Write each line of the material exactly as given, from the top through the line that contains "const noLabel = ()", and omit all pictures.

## MATERIAL PROVIDED

------------------------------------------------------------------------

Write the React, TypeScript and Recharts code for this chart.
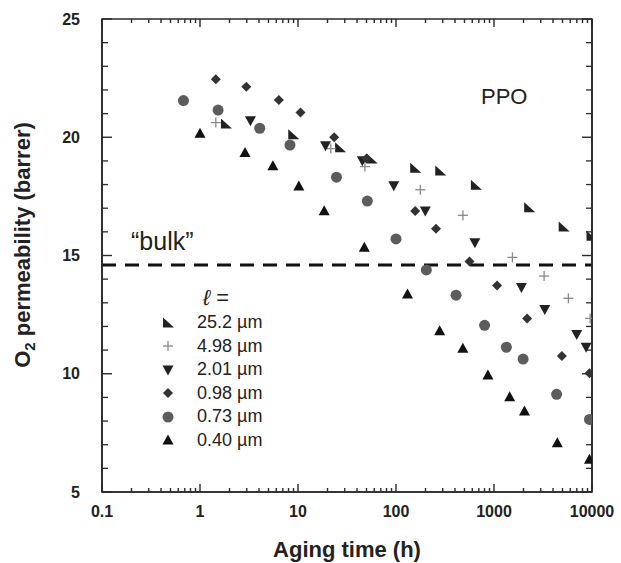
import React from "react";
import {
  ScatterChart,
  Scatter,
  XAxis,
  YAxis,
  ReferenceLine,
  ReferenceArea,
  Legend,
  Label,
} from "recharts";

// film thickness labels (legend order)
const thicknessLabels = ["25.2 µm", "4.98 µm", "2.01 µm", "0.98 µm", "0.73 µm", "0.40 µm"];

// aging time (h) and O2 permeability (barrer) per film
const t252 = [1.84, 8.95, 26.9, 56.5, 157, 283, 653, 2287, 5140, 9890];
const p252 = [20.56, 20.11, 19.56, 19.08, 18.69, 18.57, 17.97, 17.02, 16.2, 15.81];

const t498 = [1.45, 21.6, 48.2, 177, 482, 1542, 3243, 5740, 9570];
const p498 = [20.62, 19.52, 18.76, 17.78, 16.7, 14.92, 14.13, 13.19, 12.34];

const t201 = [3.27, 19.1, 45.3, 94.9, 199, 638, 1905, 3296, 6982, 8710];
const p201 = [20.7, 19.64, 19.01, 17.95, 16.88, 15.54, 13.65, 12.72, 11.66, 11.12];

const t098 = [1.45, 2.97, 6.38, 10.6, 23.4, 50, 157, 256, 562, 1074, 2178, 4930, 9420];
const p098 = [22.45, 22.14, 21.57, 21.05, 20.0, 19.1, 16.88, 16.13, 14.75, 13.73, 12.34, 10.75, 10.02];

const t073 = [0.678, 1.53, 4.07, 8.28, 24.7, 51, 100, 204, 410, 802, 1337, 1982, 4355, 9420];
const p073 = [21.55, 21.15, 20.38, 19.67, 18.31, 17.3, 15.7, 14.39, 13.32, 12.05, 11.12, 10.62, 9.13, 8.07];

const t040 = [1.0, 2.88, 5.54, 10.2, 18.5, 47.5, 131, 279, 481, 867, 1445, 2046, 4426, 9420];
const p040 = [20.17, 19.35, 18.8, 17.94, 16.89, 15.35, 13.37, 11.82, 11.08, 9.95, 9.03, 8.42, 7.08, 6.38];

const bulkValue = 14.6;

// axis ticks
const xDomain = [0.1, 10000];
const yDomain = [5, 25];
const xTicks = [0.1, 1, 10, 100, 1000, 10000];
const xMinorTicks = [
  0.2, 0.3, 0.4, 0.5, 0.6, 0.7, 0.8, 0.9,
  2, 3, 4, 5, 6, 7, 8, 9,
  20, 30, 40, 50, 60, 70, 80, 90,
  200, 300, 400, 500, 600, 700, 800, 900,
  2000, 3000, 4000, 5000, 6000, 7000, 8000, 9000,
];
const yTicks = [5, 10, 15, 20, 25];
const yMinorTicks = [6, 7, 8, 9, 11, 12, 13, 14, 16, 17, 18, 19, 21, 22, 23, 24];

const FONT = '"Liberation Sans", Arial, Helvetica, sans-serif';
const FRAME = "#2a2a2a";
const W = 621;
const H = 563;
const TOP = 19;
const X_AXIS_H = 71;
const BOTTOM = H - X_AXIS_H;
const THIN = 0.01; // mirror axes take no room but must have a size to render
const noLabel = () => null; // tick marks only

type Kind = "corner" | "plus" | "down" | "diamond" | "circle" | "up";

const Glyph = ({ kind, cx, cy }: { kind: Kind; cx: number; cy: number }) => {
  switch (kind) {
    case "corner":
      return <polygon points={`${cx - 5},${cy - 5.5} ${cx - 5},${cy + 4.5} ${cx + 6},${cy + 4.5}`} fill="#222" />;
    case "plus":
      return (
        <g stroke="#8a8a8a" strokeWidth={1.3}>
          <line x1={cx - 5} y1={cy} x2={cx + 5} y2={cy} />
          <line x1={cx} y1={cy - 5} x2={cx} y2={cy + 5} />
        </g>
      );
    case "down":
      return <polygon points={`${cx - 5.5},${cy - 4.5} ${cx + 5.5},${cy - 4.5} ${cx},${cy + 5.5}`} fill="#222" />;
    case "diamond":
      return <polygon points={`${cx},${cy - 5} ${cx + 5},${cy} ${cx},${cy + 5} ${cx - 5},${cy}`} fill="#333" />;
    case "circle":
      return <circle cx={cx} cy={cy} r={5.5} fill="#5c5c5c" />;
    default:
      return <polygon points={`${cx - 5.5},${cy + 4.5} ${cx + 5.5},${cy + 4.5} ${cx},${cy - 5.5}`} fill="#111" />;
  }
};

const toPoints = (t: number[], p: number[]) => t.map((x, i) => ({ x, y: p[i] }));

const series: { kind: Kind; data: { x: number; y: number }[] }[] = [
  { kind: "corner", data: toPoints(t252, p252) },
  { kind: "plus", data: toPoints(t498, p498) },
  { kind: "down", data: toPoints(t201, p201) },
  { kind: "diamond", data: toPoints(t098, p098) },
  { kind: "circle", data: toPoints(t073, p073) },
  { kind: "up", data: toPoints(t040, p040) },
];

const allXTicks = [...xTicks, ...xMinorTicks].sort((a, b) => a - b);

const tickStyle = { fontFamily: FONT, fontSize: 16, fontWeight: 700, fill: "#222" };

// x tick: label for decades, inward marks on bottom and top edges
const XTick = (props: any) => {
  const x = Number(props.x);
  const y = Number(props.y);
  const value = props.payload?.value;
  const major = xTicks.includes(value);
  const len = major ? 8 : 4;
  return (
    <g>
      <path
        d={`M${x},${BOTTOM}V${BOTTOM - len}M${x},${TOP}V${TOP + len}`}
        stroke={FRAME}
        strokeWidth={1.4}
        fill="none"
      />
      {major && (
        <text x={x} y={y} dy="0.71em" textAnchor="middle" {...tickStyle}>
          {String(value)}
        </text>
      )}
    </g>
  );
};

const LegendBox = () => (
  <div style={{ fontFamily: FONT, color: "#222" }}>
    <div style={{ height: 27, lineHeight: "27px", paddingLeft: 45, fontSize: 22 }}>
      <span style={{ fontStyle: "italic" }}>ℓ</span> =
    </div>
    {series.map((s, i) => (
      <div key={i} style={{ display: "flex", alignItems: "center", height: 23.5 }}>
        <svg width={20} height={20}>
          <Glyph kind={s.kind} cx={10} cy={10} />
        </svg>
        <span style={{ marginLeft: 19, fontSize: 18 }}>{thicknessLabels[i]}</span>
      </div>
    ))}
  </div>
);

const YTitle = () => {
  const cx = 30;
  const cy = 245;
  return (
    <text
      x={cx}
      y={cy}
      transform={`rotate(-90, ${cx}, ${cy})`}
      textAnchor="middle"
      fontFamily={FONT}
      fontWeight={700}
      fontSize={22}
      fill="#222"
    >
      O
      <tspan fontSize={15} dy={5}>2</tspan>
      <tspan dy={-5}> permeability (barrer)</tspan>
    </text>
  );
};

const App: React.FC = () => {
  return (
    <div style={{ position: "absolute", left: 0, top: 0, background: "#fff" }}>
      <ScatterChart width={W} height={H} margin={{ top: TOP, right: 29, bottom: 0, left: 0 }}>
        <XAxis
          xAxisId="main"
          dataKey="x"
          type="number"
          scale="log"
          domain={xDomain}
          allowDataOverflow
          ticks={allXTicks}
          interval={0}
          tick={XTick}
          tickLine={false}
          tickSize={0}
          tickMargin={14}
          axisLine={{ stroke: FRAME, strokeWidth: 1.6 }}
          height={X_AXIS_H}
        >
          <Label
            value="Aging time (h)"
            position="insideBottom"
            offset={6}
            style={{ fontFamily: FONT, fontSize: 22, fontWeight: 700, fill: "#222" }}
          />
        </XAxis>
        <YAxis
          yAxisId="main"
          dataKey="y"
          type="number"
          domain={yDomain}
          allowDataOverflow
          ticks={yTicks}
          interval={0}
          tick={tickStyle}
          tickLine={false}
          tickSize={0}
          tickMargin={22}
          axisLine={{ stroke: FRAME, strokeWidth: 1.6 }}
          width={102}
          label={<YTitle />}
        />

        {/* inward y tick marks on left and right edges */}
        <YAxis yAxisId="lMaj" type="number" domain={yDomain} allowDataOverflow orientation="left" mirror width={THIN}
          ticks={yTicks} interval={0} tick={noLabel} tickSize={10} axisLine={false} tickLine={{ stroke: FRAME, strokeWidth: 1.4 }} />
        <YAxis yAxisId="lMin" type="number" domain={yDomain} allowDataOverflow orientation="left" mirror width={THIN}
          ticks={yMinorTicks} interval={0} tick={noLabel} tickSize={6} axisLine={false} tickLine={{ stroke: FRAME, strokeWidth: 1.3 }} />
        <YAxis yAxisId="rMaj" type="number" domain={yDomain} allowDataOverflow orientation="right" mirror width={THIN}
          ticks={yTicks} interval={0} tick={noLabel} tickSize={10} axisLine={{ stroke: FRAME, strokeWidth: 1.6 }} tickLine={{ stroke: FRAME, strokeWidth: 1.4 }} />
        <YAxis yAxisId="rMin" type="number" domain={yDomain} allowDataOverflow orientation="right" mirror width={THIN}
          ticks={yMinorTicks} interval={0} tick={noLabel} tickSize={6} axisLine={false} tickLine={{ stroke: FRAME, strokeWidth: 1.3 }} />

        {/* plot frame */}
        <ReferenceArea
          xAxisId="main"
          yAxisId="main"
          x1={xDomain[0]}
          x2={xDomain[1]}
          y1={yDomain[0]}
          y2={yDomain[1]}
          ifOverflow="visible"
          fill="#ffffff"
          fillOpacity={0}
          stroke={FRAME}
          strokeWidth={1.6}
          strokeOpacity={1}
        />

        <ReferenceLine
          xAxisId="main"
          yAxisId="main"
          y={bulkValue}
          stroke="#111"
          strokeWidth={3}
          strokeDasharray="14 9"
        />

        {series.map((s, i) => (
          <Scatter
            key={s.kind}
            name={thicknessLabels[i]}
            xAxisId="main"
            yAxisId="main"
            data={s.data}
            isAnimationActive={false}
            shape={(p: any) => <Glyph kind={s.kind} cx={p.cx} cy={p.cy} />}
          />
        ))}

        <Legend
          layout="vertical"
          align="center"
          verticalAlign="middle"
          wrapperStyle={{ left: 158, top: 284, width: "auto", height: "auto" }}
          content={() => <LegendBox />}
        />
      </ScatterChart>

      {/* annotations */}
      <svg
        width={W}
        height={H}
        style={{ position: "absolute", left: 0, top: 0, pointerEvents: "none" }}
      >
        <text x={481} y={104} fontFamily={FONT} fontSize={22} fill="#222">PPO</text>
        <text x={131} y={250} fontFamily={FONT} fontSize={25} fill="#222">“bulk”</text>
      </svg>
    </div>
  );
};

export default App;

------------------------------------------------------------------------

## SOLUTION
Write the React, TypeScript and Recharts code for this chart.
import React from "react";
import {
  ScatterChart,
  Scatter,
  XAxis,
  YAxis,
  ReferenceLine,
  ReferenceArea,
  Legend,
  Label,
} from "recharts";

// film thickness labels (legend order)
const thicknessLabels = ["25.2 µm", "4.98 µm", "2.01 µm", "0.98 µm", "0.73 µm", "0.40 µm"];

// aging time (h) and O2 permeability (barrer) per film
const t252 = [1.84, 8.95, 26.9, 56.5, 157, 283, 653, 2287, 5140, 9890];
const p252 = [20.56, 20.11, 19.56, 19.08, 18.69, 18.57, 17.97, 17.02, 16.2, 15.81];

const t498 = [1.45, 21.6, 48.2, 177, 482, 1542, 3243, 5740, 9570];
const p498 = [20.62, 19.52, 18.76, 17.78, 16.7, 14.92, 14.13, 13.19, 12.34];

const t201 = [3.27, 19.1, 45.3, 94.9, 199, 638, 1905, 3296, 6982, 8710];
const p201 = [20.7, 19.64, 19.01, 17.95, 16.88, 15.54, 13.65, 12.72, 11.66, 11.12];

const t098 = [1.45, 2.97, 6.38, 10.6, 23.4, 50, 157, 256, 562, 1074, 2178, 4930, 9420];
const p098 = [22.45, 22.14, 21.57, 21.05, 20.0, 19.1, 16.88, 16.13, 14.75, 13.73, 12.34, 10.75, 10.02];

const t073 = [0.678, 1.53, 4.07, 8.28, 24.7, 51, 100, 204, 410, 802, 1337, 1982, 4355, 9420];
const p073 = [21.55, 21.15, 20.38, 19.67, 18.31, 17.3, 15.7, 14.39, 13.32, 12.05, 11.12, 10.62, 9.13, 8.07];

const t040 = [1.0, 2.88, 5.54, 10.2, 18.5, 47.5, 131, 279, 481, 867, 1445, 2046, 4426, 9420];
const p040 = [20.17, 19.35, 18.8, 17.94, 16.89, 15.35, 13.37, 11.82, 11.08, 9.95, 9.03, 8.42, 7.08, 6.38];

const bulkValue = 14.6;

// axis ticks
const xDomain = [0.1, 10000];
const yDomain = [5, 25];
const xTicks = [0.1, 1, 10, 100, 1000, 10000];
const xMinorTicks = [
  0.2, 0.3, 0.4, 0.5, 0.6, 0.7, 0.8, 0.9,
  2, 3, 4, 5, 6, 7, 8, 9,
  20, 30, 40, 50, 60, 70, 80, 90,
  200, 300, 400, 500, 600, 700, 800, 900,
  2000, 3000, 4000, 5000, 6000, 7000, 8000, 9000,
];
const yTicks = [5, 10, 15, 20, 25];
const yMinorTicks = [6, 7, 8, 9, 11, 12, 13, 14, 16, 17, 18, 19, 21, 22, 23, 24];

const FONT = '"Liberation Sans", Arial, Helvetica, sans-serif';
const FRAME = "#2a2a2a";
const W = 621;
const H = 563;
const TOP = 19;
const X_AXIS_H = 71;
const BOTTOM = H - X_AXIS_H;
const THIN = 0.01; // mirror axes take no room but must have a size to render
const noLabel = () => null; // tick marks only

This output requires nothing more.